England v New Zealand: Tim Bresnan determined to impress
England v New Zealand: Tim Bresnan vows to seize his chance to impress after returning from elbow surgery ahead of the first Test
Not too dissimilar to a former world champion boxer returning from a defeat, Tim Bresnan has come out fighting ahead of the First Test against New Zealand on Thursday.
Forced to return to England midway through the winter to have a piece of bone surgically removed from his right elbow, many feared Bresnan may never return to the international arena.
But despite losing “three to four yards of pace” and failing to take a wicket in his last two Test matches, the 28-year-old is touting his chances of a Test recall this week after a successful operation.
“I am not here to carry the drinks,” he said, speaking to Cricinfo. “I am here to play the game and throw my hat in the ring for selection. I think the next two days will tell the management and Cooky a lot about where I am at and what I can do.”
Bresnan has started this season with a bang. The hard-working seamer has performed admirably on rather flat wickets at Headingley, as he works to regain his rhythm.
The Pontefract paceman has heightened expectation that he is back bowling at full tilt by collecting 13 wickets at an average of 27.07, including two four-wicket hauls.
“I probably lost three or four yards of pace to be honest,” he added.
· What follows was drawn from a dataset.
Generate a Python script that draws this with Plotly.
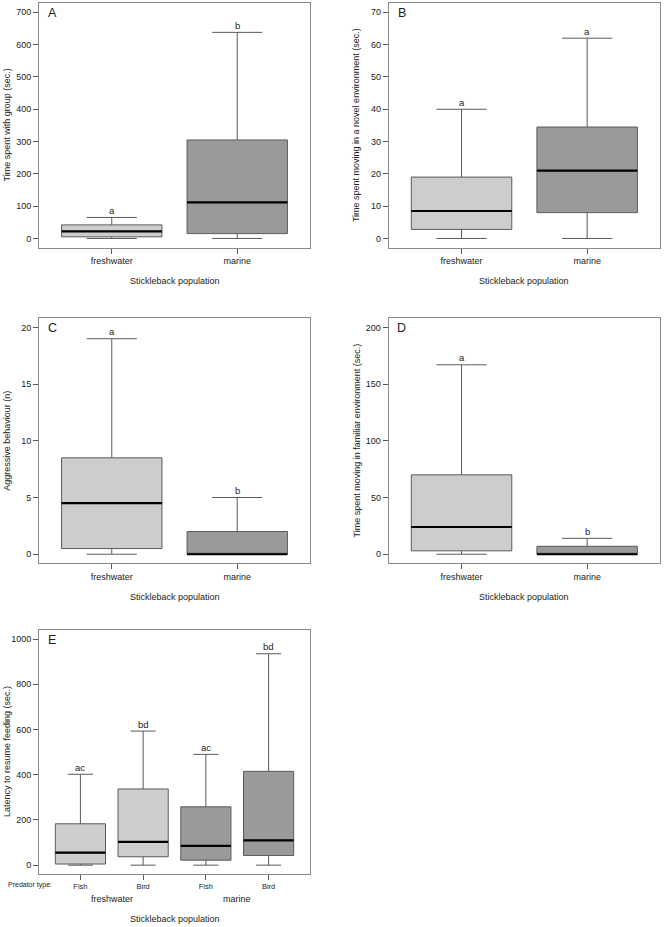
import plotly.graph_objects as go

# ---------------- data ----------------
pops = ["freshwater", "marine"]

A_min = [0, 0]; A_q1 = [5, 15]; A_med = [22, 112]; A_q3 = [42, 305]; A_max = [65, 638]
A_letters = ["a", "b"]

B_min = [0, 0]; B_q1 = [2.8, 8]; B_med = [8.5, 21]; B_q3 = [19, 34.5]; B_max = [40, 62]
B_letters = ["a", "a"]

C_min = [0, 0]; C_q1 = [0.5, 0]; C_med = [4.5, 0]; C_q3 = [8.5, 2]; C_max = [19, 5]
C_letters = ["a", "b"]

D_min = [0, 0]; D_q1 = [3, 0]; D_med = [24, 0]; D_q3 = [70, 7]; D_max = [167, 14]
D_letters = ["a", "b"]

E_pred = ["Fish", "Bird", "Fish", "Bird"]
E_pop = ["freshwater", "freshwater", "marine", "marine"]
E_min = [0, 0, 0, 0]; E_q1 = [5, 37, 22, 43]; E_med = [55, 103, 85, 110]
E_q3 = [183, 337, 258, 415]; E_max = [402, 593, 490, 935]
E_letters = ["ac", "bd", "ac", "bd"]

ytitles = {
    "A": "Time spent with group (sec.)",
    "B": "Time spent moving in a novel environment (sec.)",
    "C": "Aggressive behaviour (n)",
    "D": "Time spent moving in familiar environment (sec.)",
    "E": "Latency to resume feeding (sec.)",
}
xtitle = "Stickleback population"

# ---------------- style ----------------
W, H = 664, 927
FONT = "Liberation Sans, Arial, sans-serif"
TXT = "#222222"
LIGHT = "#cdcdcd"
DARK = "#9a9a9a"
EDGE = "#5a5a5a"
FRAME = "#8a8a8a"

def px_x(p):
    return p / W

def px_y(p):
    return 1 - p / H

panels = {
    # name: (left, right, top, bottom) in pixels, y max, dtick
    "A": (39, 310, 3.3, 247.5, 700, 100),
    "B": (388.7, 660, 3.3, 247.5, 70, 10),
    "C": (39, 310, 318.3, 563.3, 20, 5),
    "D": (388.7, 660, 318.3, 563.3, 200, 50),
    "E": (39, 310, 630, 874.2, 1000, 200),
}
axis_ids = {"A": "", "B": "2", "C": "3", "D": "4", "E": "5"}

fig = go.Figure()
annotations = []

def add_boxes(name, labels, mins, q1s, meds, q3s, maxs, letters, colors):
    ax = axis_ids[name]
    xref, yref = "x" + ax, "y" + ax
    positions = list(range(1, len(labels) + 1))
    for p, lo, a, m, b, hi, let, col in zip(positions, mins, q1s, meds, q3s, maxs, letters, colors):
        fig.add_trace(go.Box(
            x=[p], q1=[a], median=[m], q3=[b], lowerfence=[lo], upperfence=[hi],
            width=0.8, whiskerwidth=0.5, fillcolor=col,
            line=dict(color=EDGE, width=1), boxpoints=False,
            xaxis=xref, yaxis=yref, showlegend=False, hoverinfo="skip",
        ))
        fig.add_trace(go.Scatter(
            x=[p - 0.4, p + 0.4], y=[m, m], mode="lines",
            line=dict(color="#000000", width=2.2),
            xaxis=xref, yaxis=yref, showlegend=False, hoverinfo="skip",
        ))
        annotations.append(dict(
            x=p, y=hi, xref=xref, yref=yref, text=let, showarrow=False,
            yshift=7, font=dict(size=9.5, color=TXT, family=FONT),
        ))
    return positions

pair_cols = [LIGHT, DARK]
add_boxes("A", pops, A_min, A_q1, A_med, A_q3, A_max, A_letters, pair_cols)
add_boxes("B", pops, B_min, B_q1, B_med, B_q3, B_max, B_letters, pair_cols)
add_boxes("C", pops, C_min, C_q1, C_med, C_q3, C_max, C_letters, pair_cols)
add_boxes("D", pops, D_min, D_q1, D_med, D_q3, D_max, D_letters, pair_cols)
E_cols = [LIGHT if p == "freshwater" else DARK for p in E_pop]
E_pos = add_boxes("E", E_pred, E_min, E_q1, E_med, E_q3, E_max, E_letters, E_cols)

layout = dict(
    width=W, height=H, margin=dict(l=0, r=0, t=0, b=0),
    paper_bgcolor="white", plot_bgcolor="white",
    font=dict(family=FONT, size=9, color=TXT),
    showlegend=False,
)

for name, (l, r, t, b, ymax, dt) in panels.items():
    ax = axis_ids[name]
    n = 4 if name == "E" else 2
    pad_x = 0.04 * n
    labels = E_pred if name == "E" else pops
    layout["xaxis" + ax] = dict(
        domain=[px_x(l), px_x(r)], anchor="y" + ax,
        range=[0.5 - pad_x, n + 0.5 + pad_x],
        tickmode="array", tickvals=list(range(1, n + 1)), ticktext=labels,
        ticks="outside", ticklen=5, tickcolor=EDGE, tickwidth=1,
        showline=True, mirror=True, linecolor=FRAME, linewidth=1,
        showgrid=False, zeroline=False,
        tickfont=dict(size=7.5 if name == "E" else 9, color=TXT, family=FONT),
    )
    layout["yaxis" + ax] = dict(
        domain=[px_y(b), px_y(t)], anchor="x" + ax,
        range=[-0.04 * ymax, ymax * 1.04],
        tick0=0, dtick=dt,
        ticks="outside", ticklen=5, tickcolor=EDGE, tickwidth=1,
        showline=True, mirror=True, linecolor=FRAME, linewidth=1,
        showgrid=False, zeroline=False,
        tickfont=dict(size=9, color=TXT, family=FONT),
    )
    # panel letter
    annotations.append(dict(
        x=px_x(l + 13), y=px_y(t + 10), text=name, showarrow=False,
        xref="paper", yref="paper", xanchor="center", yanchor="middle",
        font=dict(size=12.5, color=TXT, family=FONT),
    ))
    # y title
    annotations.append(dict(
        x=px_x(l - 32), y=px_y((t + b) / 2), xref="paper", yref="paper",
        xanchor="center", yanchor="middle",
        text=ytitles[name], textangle=-90, showarrow=False,
        font=dict(size=9, color=TXT, family=FONT),
    ))
    # x title
    xt_y = b + 33.5 if name != "E" else b + 44.5
    annotations.append(dict(
        x=px_x((l + r) / 2), y=px_y(xt_y), xref="paper", yref="paper",
        xanchor="center", yanchor="middle",
        text=xtitle, showarrow=False,
        font=dict(size=9, color=TXT, family=FONT),
    ))

# E: population labels under predator ticks, and "Predator type:" label
for pop in ["freshwater", "marine"]:
    idx = [p for p, g in zip(E_pos, E_pop) if g == pop]
    annotations.append(dict(
        x=sum(idx) / len(idx), y=px_y(899), xref="x5", yref="paper",
        xanchor="center", yanchor="middle",
        text=pop, showarrow=False, font=dict(size=9, color=TXT, family=FONT),
    ))
annotations.append(dict(
    x=px_x(6), y=px_y(884.5), xref="paper", yref="paper", xanchor="left",
    yanchor="middle",
    text="Predator type:", showarrow=False, font=dict(size=7, color=TXT, family=FONT),
))

layout["annotations"] = annotations
fig.update_layout(**layout)
fig.write_html(
    "out.html",
    config={"displayModeBar": False, "staticPlot": True},
    post_script="document.body.style.margin='0';document.body.style.padding='0';",
)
“I feel I have got that back. I can sit here and say whatever but it is just as easy to show everyone. I can spin a yarn and say it is all brilliant or I can just get on the park and show you what my pace is like. I have not been in front of a speed gun but it feels alright.”
His failure to take a Test wicket in 45 overs in India emphasised how much he missed his deceptive turn of pace which saw him become such a tour-de-force with England two years ago.
It was only last summer when his remarkable record of being on the winning side of all his opening 13 Test matches came to an end.
Not that Bresnan cares too much; he is just grateful to back in the international spotlight to hopefully prove a few people wrong again.
Making his England debut relatively late after breaking onto the county scene, critics have tended to conclude that Bresnan is little more than a squad player.
Yet Bresnan has frequently risen above expectations during his 18-Test career.
Although he does admit that his road has sometimes been rocky, particularly with the feat of overcoming his latest injury.
“A couple of hours before the operation you think this could go one or two ways,” he said.
“I might never play for England or cricket again or I might be back better than ever. You have to weigh up that risk and then decide yes, put in the effort and get on with it again.”
With back-to-back Ashes series round the corner, it would be uplifting to see Bresnan bloody the noses of his detractors, once again.